A leading children’s charity, Home-Start, is launching a new project called Big Hopes Big Future to combat the growing problem of children starting school without the skills they need to start learning.

Around 600,000 five year olds will be starting school for the first time this week, yet a recent study estimated that almost half will not be ready for education.

The result is that teachers are spending increasing amounts of time and resources helping children who do not have basic skills such as being able to hold a pencil, recognising their name when it’s written down, or being toilet trained.

To help reverse this trend, Home-Start has developed Big Hopes Big Future, a ground-breaking set of resources and training programmes for its volunteers that are designed to work with families where children may be lacking the skills they need when school begins.

A study into a trial of the Big Hopes Big Future programme carried out with the Centre for Family Research at the University of Cambridge and the University of South Wales and published today, showed that the support led to between 25% and 33% improvement in the children’s school readiness.

Rob Parkinson, chief executive of Home-Start said, “For many of us our first day at school is one of our earliest memories; a milestone in our young lives. Tragically, for many children, barriers exist that mean they start school already well behind their peers. Big Hopes Big Future has had a great impact in helping families get their children ready for school. Most importantly, we have seen that it has had the biggest impact on children in complex families and successfully targets some of the most hard to reach families, who often need the most support.”

Home-Start’s Big Hopes Big Future pilot project supported 225 families, including 540 children, in 12 Home-Starts in England. Of these children, 139 were referred directly to the programme by a wide range of education and community organisations including health visitors, nurseries and children’s centres.

The project specifically targeted the most disadvantaged families including those who did not readily engage with their children’s early learning because they lacked confidence or felt alienated from the education system. Families also lacked the books and toys needed to support their children’s learning. Many had chaotic lifestyles or had poor health, disability, or English was not a first language.

The study into the Big Hopes Big Future project showed that children saw significant improvements in all four indications into school readiness:

  • language and cognitive skills (e.g. identifying letters of the alphabet, recognising own name, reads at home, counting to five)
  • Behavioural adjustment (e.g. tantrums, lack of patience, easily distracted, poor response to reprimands)
  • Children’s daily living skills (e.g. toilet training, using knife and fork)
  • Family support (e.g. being punctual, absence levels from nursery)
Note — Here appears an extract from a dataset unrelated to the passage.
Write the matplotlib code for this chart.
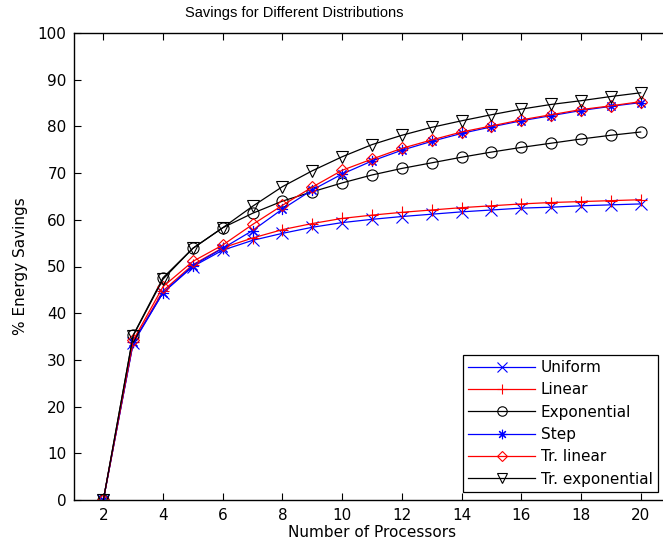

The study also showed that the biggest impact was seen with children from families with complex problems. The improvement in language and cognition was particularly evident for children who were eligible for free school meals, for families with mental health issues and for those with multiple deprivation.

Rob Parkinson, added, “Investment is now a priority and I hope that commissioning services and other funders and partners will support our ambition to reach a further 5,000 children by 2020. We want to make sure that the big hopes we have for our children on their first day at school translate into improved life chances and big futures for them all.”

The programme has now received £380,000 of funding from the Department for Education which means it will be expanded to 80 communities across England.